Complication 2: Omitted Cells

    +---+---+   +---+---+---+
    | a | b |   | a | b | c |
+---+---+---+   +---+---+---+
| c | d |           | d |
+---+---+       +---+---+---+
    | e |       | e | f | g |
    +---+       +---+---+---+

Word is unusual in that it allows cells to be omitted from the beginning or end (but not the middle) of a row. A typical practical example is a table with both a row of column headings and a column of row headings, but no top-left cell (position 0, 0), such as this XOR truth table.

    | T | F |
| T | F | T |
| F | T | F |

In python-docx, omitted cells in a _Row object are represented by the .grid_cols_before and .grid_cols_after properties. In the example above, for the first row, .grid_cols_before would equal 1 and .grid_cols_after would equal 0.

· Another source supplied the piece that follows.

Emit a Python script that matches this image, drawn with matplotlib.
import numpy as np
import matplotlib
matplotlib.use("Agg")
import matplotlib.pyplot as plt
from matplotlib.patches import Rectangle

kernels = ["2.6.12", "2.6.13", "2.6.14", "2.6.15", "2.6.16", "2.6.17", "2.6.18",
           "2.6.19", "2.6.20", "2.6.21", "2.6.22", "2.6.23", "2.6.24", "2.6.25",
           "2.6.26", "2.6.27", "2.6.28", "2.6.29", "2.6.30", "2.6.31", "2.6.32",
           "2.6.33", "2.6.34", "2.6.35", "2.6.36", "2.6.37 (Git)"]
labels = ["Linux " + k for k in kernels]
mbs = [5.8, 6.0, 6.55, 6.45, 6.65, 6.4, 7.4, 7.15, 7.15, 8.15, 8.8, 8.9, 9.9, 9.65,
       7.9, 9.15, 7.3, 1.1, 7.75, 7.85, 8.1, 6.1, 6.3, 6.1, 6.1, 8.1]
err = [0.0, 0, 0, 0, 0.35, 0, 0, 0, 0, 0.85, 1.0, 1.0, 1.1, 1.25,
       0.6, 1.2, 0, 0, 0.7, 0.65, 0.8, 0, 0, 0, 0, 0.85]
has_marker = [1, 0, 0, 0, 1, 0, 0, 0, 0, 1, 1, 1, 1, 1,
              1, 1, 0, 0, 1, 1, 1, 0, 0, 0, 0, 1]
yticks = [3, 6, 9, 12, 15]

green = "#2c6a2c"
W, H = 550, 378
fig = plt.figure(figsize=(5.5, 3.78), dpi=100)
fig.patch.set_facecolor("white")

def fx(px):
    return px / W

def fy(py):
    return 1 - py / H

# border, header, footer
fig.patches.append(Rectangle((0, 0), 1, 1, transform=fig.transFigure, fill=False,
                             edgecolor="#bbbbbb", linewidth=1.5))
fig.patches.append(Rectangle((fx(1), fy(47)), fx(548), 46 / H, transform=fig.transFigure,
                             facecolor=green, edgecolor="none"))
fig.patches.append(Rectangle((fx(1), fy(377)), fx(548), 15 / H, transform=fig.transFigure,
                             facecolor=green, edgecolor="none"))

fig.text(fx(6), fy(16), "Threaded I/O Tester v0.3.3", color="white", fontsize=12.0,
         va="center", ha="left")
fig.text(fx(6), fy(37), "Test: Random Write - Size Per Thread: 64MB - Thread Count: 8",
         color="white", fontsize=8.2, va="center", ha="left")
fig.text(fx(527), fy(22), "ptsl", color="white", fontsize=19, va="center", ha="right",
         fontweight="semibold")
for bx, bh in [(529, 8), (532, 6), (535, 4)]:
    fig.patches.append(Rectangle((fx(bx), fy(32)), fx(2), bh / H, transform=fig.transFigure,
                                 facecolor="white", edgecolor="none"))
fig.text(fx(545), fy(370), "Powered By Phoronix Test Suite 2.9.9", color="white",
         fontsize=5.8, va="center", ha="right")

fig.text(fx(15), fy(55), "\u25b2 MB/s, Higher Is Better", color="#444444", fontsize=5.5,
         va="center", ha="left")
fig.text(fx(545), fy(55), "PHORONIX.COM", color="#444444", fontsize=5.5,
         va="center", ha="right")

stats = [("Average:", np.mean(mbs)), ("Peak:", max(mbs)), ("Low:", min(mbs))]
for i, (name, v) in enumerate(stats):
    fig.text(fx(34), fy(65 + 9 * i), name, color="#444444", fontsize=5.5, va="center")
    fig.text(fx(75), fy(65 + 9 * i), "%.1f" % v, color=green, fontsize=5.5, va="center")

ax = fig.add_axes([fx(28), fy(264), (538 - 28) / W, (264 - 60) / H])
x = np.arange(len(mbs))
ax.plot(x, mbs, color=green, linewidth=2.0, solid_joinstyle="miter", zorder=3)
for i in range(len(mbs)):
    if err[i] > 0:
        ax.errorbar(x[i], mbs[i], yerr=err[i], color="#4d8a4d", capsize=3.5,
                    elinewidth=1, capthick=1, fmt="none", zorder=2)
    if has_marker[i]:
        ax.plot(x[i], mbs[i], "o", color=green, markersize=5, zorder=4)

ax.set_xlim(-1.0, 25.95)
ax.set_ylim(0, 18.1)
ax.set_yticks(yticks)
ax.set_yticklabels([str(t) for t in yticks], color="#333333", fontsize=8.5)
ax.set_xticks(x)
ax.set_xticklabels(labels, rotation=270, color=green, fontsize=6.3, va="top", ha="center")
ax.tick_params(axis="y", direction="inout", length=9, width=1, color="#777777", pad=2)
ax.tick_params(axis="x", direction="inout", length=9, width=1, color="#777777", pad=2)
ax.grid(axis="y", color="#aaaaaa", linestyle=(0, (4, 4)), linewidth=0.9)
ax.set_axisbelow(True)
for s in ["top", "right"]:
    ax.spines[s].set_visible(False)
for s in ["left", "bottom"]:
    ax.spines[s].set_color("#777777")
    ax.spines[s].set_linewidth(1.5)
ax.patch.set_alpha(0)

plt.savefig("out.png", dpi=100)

Note that omitted cells are not just “empty” cells. They represent layout-grid positions that are unoccupied by a cell and they cannot be represented by a _Cell object. This distinction becomes important when trying to produce a uniform representation (e.g. a 2D array) for an arbitrary Word table.

Concept: python-docx approximates uniform tables by default

To accurately represent an arbitrary table would require a complex graph data structure. Navigating this data structure would be at least as complex as navigating the python-docx object graph for a table. When extracting content from a collection of arbitrary Word files, such as for indexing the document, it is common to choose a simpler data structure and approximate the table in that structure.

Reflecting on how a relational table or dataframe represents tabular information, a straightforward approximation would simply repeat merged-cell values for each layout-grid cell occupied by the merged cell:

+---+---+---+      +---+---+---+
|   a   | b |  ->  | a | a | b |
+---+---+---+      +---+---+---+
|   | d | e |  ->  | c | d | e |
+ c +---+---+      +---+---+---+
|   | f | g |  ->  | c | f | g |
+---+---+---+      +---+---+---+

This is what _Row.cells does by default. Conceptually:

>>> [tuple(c.text for c in r.cells) for r in table.rows]
  (a, a, b),
  (c, d, e),
  (c, f, g),

Note this only produces a uniform “matrix” of cells when there are no omitted cells. Dealing with omitted cells requires a more sophisticated approach when maintaining column integrity is required:

#     +---+---+
#     | a | b |
# +---+---+---+
# | c | d |
# +---+---+
#     | e |
#     +---+

def iter_row_cell_texts(row: _Row) -> Iterator[str]:
    for _ in range(row.grid_cols_before):
        yield ""
    for c in row.cells:
        yield c.text
    for _ in range(row.grid_cols_after):
        yield ""

>>> [tuple(iter_row_cell_texts(r)) for r in table.rows]
  ("",  "a", "b"),
  ("c", "d", ""),
  ("",  "e", ""),

Complication 3: Tables are Recursive

Further complicating table processing is their recursive nature. In Word, as in HTML, a table cell can itself include one or more tables.

These can be detected using _Cell.tables or _Cell.iter_inner_content(). The latter preserves the document order of the table with respect to paragraphs also in the cell.